Aim
What follows is a set of entries. Give them again exactly, without the pictures.

☆ ☆ ☆ ☆

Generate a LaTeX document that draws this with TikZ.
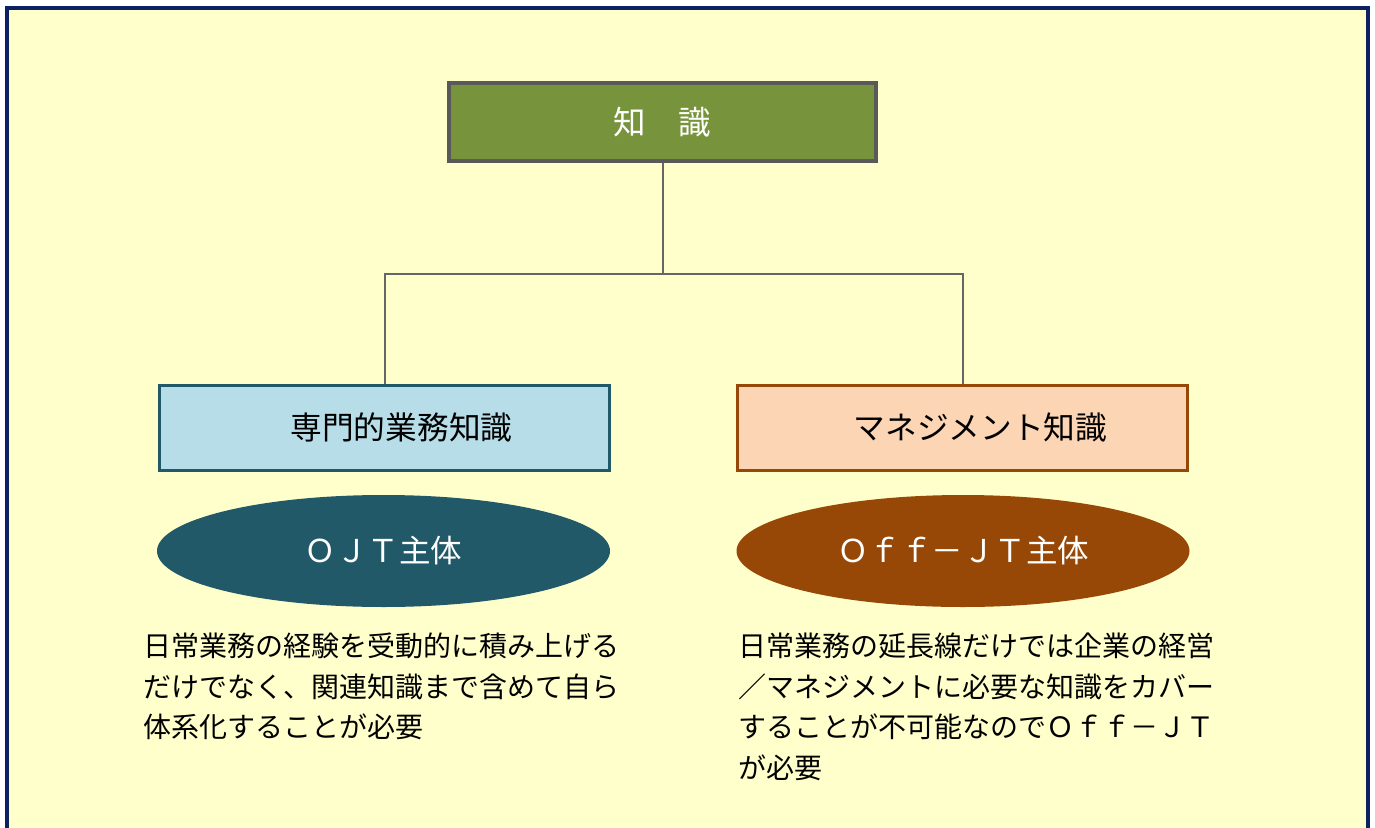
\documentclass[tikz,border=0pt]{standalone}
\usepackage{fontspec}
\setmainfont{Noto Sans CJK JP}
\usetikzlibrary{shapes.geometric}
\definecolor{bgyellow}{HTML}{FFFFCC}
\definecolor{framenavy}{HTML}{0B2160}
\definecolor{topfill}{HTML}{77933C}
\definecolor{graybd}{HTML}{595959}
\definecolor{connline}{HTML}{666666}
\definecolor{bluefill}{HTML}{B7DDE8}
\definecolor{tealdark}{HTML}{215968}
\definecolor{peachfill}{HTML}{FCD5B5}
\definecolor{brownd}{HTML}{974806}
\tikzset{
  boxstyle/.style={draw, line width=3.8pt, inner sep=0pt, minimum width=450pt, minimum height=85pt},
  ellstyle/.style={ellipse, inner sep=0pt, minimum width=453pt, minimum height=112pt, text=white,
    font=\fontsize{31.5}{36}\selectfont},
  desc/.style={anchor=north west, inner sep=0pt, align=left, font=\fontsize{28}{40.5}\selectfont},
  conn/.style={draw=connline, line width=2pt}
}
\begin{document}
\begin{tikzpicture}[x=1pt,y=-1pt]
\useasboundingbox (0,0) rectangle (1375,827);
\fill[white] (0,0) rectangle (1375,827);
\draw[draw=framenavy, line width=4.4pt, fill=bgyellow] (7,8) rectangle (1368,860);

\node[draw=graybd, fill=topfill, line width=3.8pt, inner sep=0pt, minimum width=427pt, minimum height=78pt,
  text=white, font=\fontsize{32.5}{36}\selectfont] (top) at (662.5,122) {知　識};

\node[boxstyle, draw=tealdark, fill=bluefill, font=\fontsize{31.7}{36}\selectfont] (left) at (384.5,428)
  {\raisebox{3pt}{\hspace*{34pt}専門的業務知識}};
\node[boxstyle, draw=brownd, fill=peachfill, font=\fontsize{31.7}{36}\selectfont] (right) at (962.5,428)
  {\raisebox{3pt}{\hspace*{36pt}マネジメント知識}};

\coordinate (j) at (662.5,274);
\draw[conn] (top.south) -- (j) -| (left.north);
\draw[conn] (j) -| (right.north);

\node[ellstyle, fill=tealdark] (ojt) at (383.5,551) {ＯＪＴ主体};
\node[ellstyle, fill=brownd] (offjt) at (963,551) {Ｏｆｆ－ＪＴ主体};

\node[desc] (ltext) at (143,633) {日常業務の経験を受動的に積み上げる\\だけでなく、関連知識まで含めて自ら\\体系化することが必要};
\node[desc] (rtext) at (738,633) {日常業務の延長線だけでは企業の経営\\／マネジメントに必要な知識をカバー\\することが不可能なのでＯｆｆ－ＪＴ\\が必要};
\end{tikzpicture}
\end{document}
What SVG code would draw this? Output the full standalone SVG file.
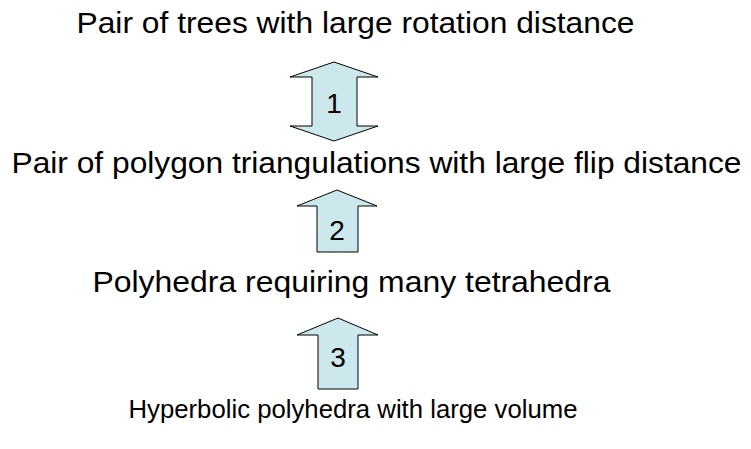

☆ ☆ ☆ ☆

Answer for this exercise
Generate a LaTeX document that draws this with TikZ.
\documentclass[tikz,border=0pt]{standalone}
\usepackage{fontspec}
\setmainfont{Noto Sans CJK JP}
\usetikzlibrary{shapes.geometric}
\definecolor{bgyellow}{HTML}{FFFFCC}
\definecolor{framenavy}{HTML}{0B2160}
\definecolor{topfill}{HTML}{77933C}
\definecolor{graybd}{HTML}{595959}
\definecolor{connline}{HTML}{666666}
\definecolor{bluefill}{HTML}{B7DDE8}
\definecolor{tealdark}{HTML}{215968}
\definecolor{peachfill}{HTML}{FCD5B5}
\definecolor{brownd}{HTML}{974806}
\tikzset{
  boxstyle/.style={draw, line width=3.8pt, inner sep=0pt, minimum width=450pt, minimum height=85pt},
  ellstyle/.style={ellipse, inner sep=0pt, minimum width=453pt, minimum height=112pt, text=white,
    font=\fontsize{31.5}{36}\selectfont},
  desc/.style={anchor=north west, inner sep=0pt, align=left, font=\fontsize{28}{40.5}\selectfont},
  conn/.style={draw=connline, line width=2pt}
}
\begin{document}
\begin{tikzpicture}[x=1pt,y=-1pt]
\useasboundingbox (0,0) rectangle (1375,827);
\fill[white] (0,0) rectangle (1375,827);
\draw[draw=framenavy, line width=4.4pt, fill=bgyellow] (7,8) rectangle (1368,860);

\node[draw=graybd, fill=topfill, line width=3.8pt, inner sep=0pt, minimum width=427pt, minimum height=78pt,
  text=white, font=\fontsize{32.5}{36}\selectfont] (top) at (662.5,122) {知　識};

\node[boxstyle, draw=tealdark, fill=bluefill, font=\fontsize{31.7}{36}\selectfont] (left) at (384.5,428)
  {\raisebox{3pt}{\hspace*{34pt}専門的業務知識}};
\node[boxstyle, draw=brownd, fill=peachfill, font=\fontsize{31.7}{36}\selectfont] (right) at (962.5,428)
  {\raisebox{3pt}{\hspace*{36pt}マネジメント知識}};

\coordinate (j) at (662.5,274);
\draw[conn] (top.south) -- (j) -| (left.north);
\draw[conn] (j) -| (right.north);

\node[ellstyle, fill=tealdark] (ojt) at (383.5,551) {ＯＪＴ主体};
\node[ellstyle, fill=brownd] (offjt) at (963,551) {Ｏｆｆ－ＪＴ主体};

\node[desc] (ltext) at (143,633) {日常業務の経験を受動的に積み上げる\\だけでなく、関連知識まで含めて自ら\\体系化することが必要};
\node[desc] (rtext) at (738,633) {日常業務の延長線だけでは企業の経営\\／マネジメントに必要な知識をカバー\\することが不可能なのでＯｆｆ－ＪＴ\\が必要};
\end{tikzpicture}
\end{document}
What SVG code would draw this? Output the full standalone SVG file.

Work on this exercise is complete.